Wednesday, November 09, 2011

In the Kitchen: Pumpkin Muffins & On the Bookshelf

This recipe comes from a great cookbook all about baking from Sarabeth Levine called "Sarabeth's Bakery", From my Hands to Yours."


It is a great cookbook that I want to buy now that I've made a few things out of it. A few recipes that have caught my eye already (besides the pumpkin muffins!) Pains au Chocolat, Chocolate Babka, Banana Streusel Muffins, Maple Muffins, Rosemary Focaccia, Mrs. Stein's Chocolate Cake and Lemon Raspberry Cake.
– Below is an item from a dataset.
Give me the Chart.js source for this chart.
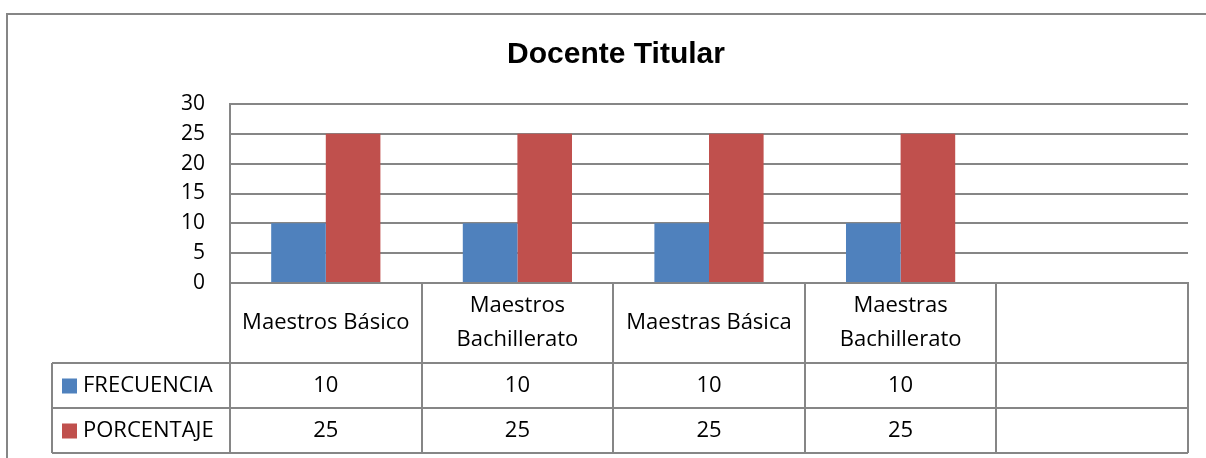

Now on to the muffins! Here's a snapshot of one in yesterday's morning sunlight coming into my kitchen.
Pumpkin Muffins

3 2/3 cup pastry flour, sifted
1 Tbsp plus 1 tsp baking powder
1 tsp ground cinnamon
1/4 tsp ground ginger
1/4 tsp fine sea salt
8 Tbsp (1 stick) unsalted butter, chilled and cut into cubes
1 1/2 cups superfine sugar
4 large eggs at room temperature, beaten
One 15- ounce can solid pack pumpkin (which is almost 2 cups)
1 cup seedless raisins
1/4 cup hulled unsalted sunflower seeds

Preheat over to 400. Brush insides of 12 muffin cups with softened butter, then brush the tops.
Sift the flour, baking powder, cinnamon, ginger and salt together in a medium bowl. Beat the butter in the bowl of a heavy duty mixer fitted with the paddle attachment on high speed until creamy, about 1 minute. Gradually beat in the sugar and continue beating, scraping the sides often until the mixture is very light in color and texture, about 5 minutes. Gradually beat in eggs. Reduce the mixer speed to low, Beat in pumpkin, the mixture may look curdled. In thirds, beat in the flour mixture, scraping down the sides of the bowl often, and mix until smooth. Add the raisins. Increase the speed to high and beat until the batter has a slight sheen, about 15 seconds longer.
Fill muffin tins. Sprinkle with sunflower seeds.
Bake for 10 minutes. Reduce oven temp to 375 and continue baking until tops of muffins are golden brown and a wire cake tester comes out clean. Cool in the pan for 10 minutes. Remove from pan and cool completely.

Note: I shortened the writing (since I'm lazy and a slow typer) the the basics. And using lots of softened butter on the pans gave a nice crispy outside to the muffins!

1 comment:

whitney said...

Awesome picture with the light!
you are supposed to do these posts when your baking is hot out of the oven so I can conveniently stop by for a taste test.